Kellie Walters of Legal Services for Prisoners with Children argued that “the harsher penalties proposed in this bill will disproportionately impact marginalized communities, especially members of the LGBTQ community who already suffer from systematic biases within the criminal justice system, particularly when it comes to sexually-based offenses.”

Assemblymember Tom Lackey said he found the opposition “to be very difficult to swallow” and referred to it as “misguided, misdirected” sympathy.

“Overly punitive?” he said. “That’s insulting to victims.”

For starters, the opposition to the measure is about as depraved as it gets. The notion that this bill would disproportionately target members of the LGBTQ community and racial minorities is not only absurd, it is insulting to these demographics. But let’s say for argument that this is a possibility. If the law is enforced in a biased manner, the solution is to address the bias, not support lenient punishment for people who rape children.
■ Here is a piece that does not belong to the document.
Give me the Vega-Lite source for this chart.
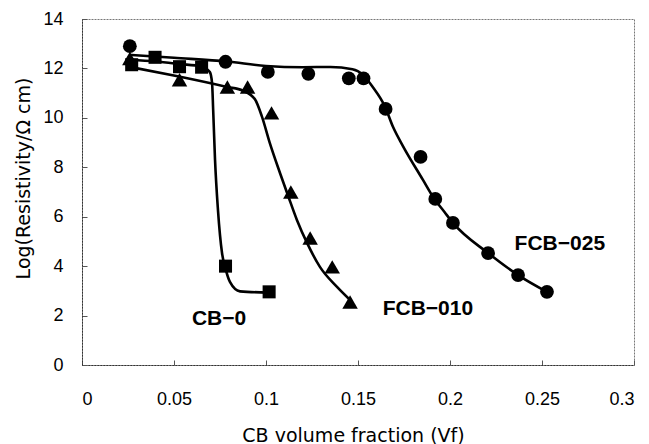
{
  "$schema": "https://vega.github.io/schema/vega-lite/v6.json",
  "width": 552,
  "height": 346,
  "autosize": "none",
  "padding": {"left": 82, "top": 19, "right": 15, "bottom": 79},
  "background": "white",
  "config": {
    "view": {"stroke": "#777", "strokeDash": [2, 1], "strokeWidth": 1},
    "font": "Liberation Sans",
    "axis": {
      "grid": false,
      "domainColor": "#333",
      "domainDash": [2, 1],
      "domainWidth": 1,
      "tickColor": "#555",
      "tickSize": -5,
      "labelFont": "Liberation Sans",
      "labelFontSize": 18,
      "labelColor": "black",
      "titleFont": "DejaVu Sans",
      "titleFontSize": 19,
      "titleFontWeight": "normal",
      "titleColor": "black"
    }
  },
  "datasets": {
    "curves": [
      {"series": "CB-0", "x": 0.026, "y": 12.35},
      {"series": "CB-0", "x": 0.04, "y": 12.28},
      {"series": "CB-0", "x": 0.053, "y": 12.18},
      {"series": "CB-0", "x": 0.065, "y": 12.08},
      {"series": "CB-0", "x": 0.0695, "y": 11.85},
      {"series": "CB-0", "x": 0.0707, "y": 11.4},
      {"series": "CB-0", "x": 0.0713, "y": 10.3},
      {"series": "CB-0", "x": 0.0723, "y": 8.3},
      {"series": "CB-0", "x": 0.0739, "y": 6.27},
      {"series": "CB-0", "x": 0.0761, "y": 4.53},
      {"series": "CB-0", "x": 0.078, "y": 3.9},
      {"series": "CB-0", "x": 0.0804, "y": 3.36},
      {"series": "CB-0", "x": 0.0859, "y": 2.98},
      {"series": "CB-0", "x": 0.101, "y": 2.93},
      {"series": "FCB-010", "x": 0.026, "y": 12.06},
      {"series": "FCB-010", "x": 0.052, "y": 11.68},
      {"series": "FCB-010", "x": 0.0788, "y": 11.25},
      {"series": "FCB-010", "x": 0.0875, "y": 11.1},
      {"series": "FCB-010", "x": 0.094, "y": 10.75},
      {"series": "FCB-010", "x": 0.0978, "y": 10.05},
      {"series": "FCB-010", "x": 0.102, "y": 9.0},
      {"series": "FCB-010", "x": 0.1076, "y": 7.77},
      {"series": "FCB-010", "x": 0.112, "y": 6.85},
      {"series": "FCB-010", "x": 0.1168, "y": 5.87},
      {"series": "FCB-010", "x": 0.1223, "y": 4.94},
      {"series": "FCB-010", "x": 0.1293, "y": 3.97},
      {"series": "FCB-010", "x": 0.1386, "y": 3.16},
      {"series": "FCB-010", "x": 0.1457, "y": 2.63},
      {"series": "FCB-025", "x": 0.026, "y": 12.55},
      {"series": "FCB-025", "x": 0.05, "y": 12.43},
      {"series": "FCB-025", "x": 0.079, "y": 12.28},
      {"series": "FCB-025", "x": 0.1, "y": 12.1},
      {"series": "FCB-025", "x": 0.12, "y": 12.05},
      {"series": "FCB-025", "x": 0.135, "y": 12.06},
      {"series": "FCB-025", "x": 0.147, "y": 11.97},
      {"series": "FCB-025", "x": 0.1527, "y": 11.74},
      {"series": "FCB-025", "x": 0.158, "y": 11.25},
      {"series": "FCB-025", "x": 0.1647, "y": 10.45},
      {"series": "FCB-025", "x": 0.169, "y": 9.64},
      {"series": "FCB-025", "x": 0.1745, "y": 8.85},
      {"series": "FCB-025", "x": 0.1853, "y": 7.49},
      {"series": "FCB-025", "x": 0.1908, "y": 6.8},
      {"series": "FCB-025", "x": 0.197, "y": 6.19},
      {"series": "FCB-025", "x": 0.2016, "y": 5.75},
      {"series": "FCB-025", "x": 0.2207, "y": 4.53},
      {"series": "FCB-025", "x": 0.237, "y": 3.64},
      {"series": "FCB-025", "x": 0.2527, "y": 2.96}
    ],
    "points": [
      {"series": "FCB-025", "x": 0.026, "y": 12.9},
      {"series": "FCB-025", "x": 0.078, "y": 12.27},
      {"series": "FCB-025", "x": 0.101, "y": 11.86},
      {"series": "FCB-025", "x": 0.123, "y": 11.78},
      {"series": "FCB-025", "x": 0.145, "y": 11.6},
      {"series": "FCB-025", "x": 0.153, "y": 11.6},
      {"series": "FCB-025", "x": 0.165, "y": 10.36},
      {"series": "FCB-025", "x": 0.184, "y": 8.42},
      {"series": "FCB-025", "x": 0.192, "y": 6.72},
      {"series": "FCB-025", "x": 0.2016, "y": 5.75},
      {"series": "FCB-025", "x": 0.2207, "y": 4.53},
      {"series": "FCB-025", "x": 0.237, "y": 3.64},
      {"series": "FCB-025", "x": 0.2527, "y": 2.96},
      {"series": "CB-0", "x": 0.027, "y": 12.15},
      {"series": "CB-0", "x": 0.0397, "y": 12.45},
      {"series": "CB-0", "x": 0.053, "y": 12.07},
      {"series": "CB-0", "x": 0.065, "y": 12.05},
      {"series": "CB-0", "x": 0.078, "y": 4.0},
      {"series": "CB-0", "x": 0.1017, "y": 2.96},
      {"series": "FCB-010", "x": 0.026, "y": 12.4},
      {"series": "FCB-010", "x": 0.053, "y": 11.54},
      {"series": "FCB-010", "x": 0.079, "y": 11.25},
      {"series": "FCB-010", "x": 0.09, "y": 11.25},
      {"series": "FCB-010", "x": 0.103, "y": 10.2},
      {"series": "FCB-010", "x": 0.1135, "y": 7.0},
      {"series": "FCB-010", "x": 0.124, "y": 5.14},
      {"series": "FCB-010", "x": 0.136, "y": 3.97},
      {"series": "FCB-010", "x": 0.1457, "y": 2.55}
    ],
    "labels": [
      {"label": "CB−0", "x": 0.0745, "y": 1.86},
      {"label": "FCB−010", "x": 0.188, "y": 2.27},
      {"label": "FCB−025", "x": 0.2597, "y": 4.9}
    ]
  },
  "encoding": {
    "x": {
      "field": "x",
      "type": "quantitative",
      "scale": {"domain": [0, 0.3], "nice": false, "zero": false},
      "axis": {
        "values": [0, 0.05, 0.1, 0.15, 0.2, 0.25, 0.3],
        "format": "~g",
        "labelPadding": 30,
        "title": "CB volume fraction (Vf)",
        "titleX": 271,
        "titleY": 76,
        "titleBaseline": "alphabetic"
      }
    },
    "y": {
      "field": "y",
      "type": "quantitative",
      "scale": {"domain": [0, 14], "nice": false},
      "axis": {
        "values": [0, 2, 4, 6, 8, 10, 12, 14],
        "labelPadding": 24,
        "title": "Log(Resistivity/Ω cm)",
        "titleX": -53,
        "titleY": 159,
        "titleBaseline": "alphabetic"
      }
    }
  },
  "layer": [
    {
      "data": {"name": "curves"},
      "mark": {"type": "line", "interpolate": "monotone", "color": "black", "strokeWidth": 2.6},
      "encoding": {"detail": {"field": "series"}}
    },
    {
      "data": {"name": "points"},
      "transform": [{"filter": "datum.series === 'FCB-025'"}],
      "mark": {"type": "point", "shape": "circle", "filled": true, "color": "black", "opacity": 1, "size": 190},
      "encoding": {}
    },
    {
      "data": {"name": "points"},
      "transform": [{"filter": "datum.series === 'CB-0'"}],
      "mark": {"type": "point", "shape": "square", "filled": true, "color": "black", "opacity": 1, "size": 170},
      "encoding": {}
    },
    {
      "data": {"name": "points"},
      "transform": [{"filter": "datum.series === 'FCB-010'"}],
      "mark": {"type": "point", "shape": "triangle-up", "filled": true, "color": "black", "opacity": 1, "size": 240},
      "encoding": {}
    },
    {
      "data": {"name": "labels"},
      "mark": {"type": "text", "font": "Liberation Sans", "fontSize": 21, "fontWeight": "bold", "color": "black", "align": "center", "baseline": "middle"},
      "encoding": {"text": {"field": "label"}}
    }
  ]
}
Still, the activists didn’t provide any evidence that such a bias would be an issue with this particular legislation, which causes one to wonder: What is their true motivation? The fact that this crime was classified as a misdemeanor in the first place is already ridiculous. Harsh punishments for those who victimize children are appropriate for the vast majority of Americans. Perhaps those who spoke out against the measure don’t have as much of a problem with this type of crime. Fortunately, they are a small minority.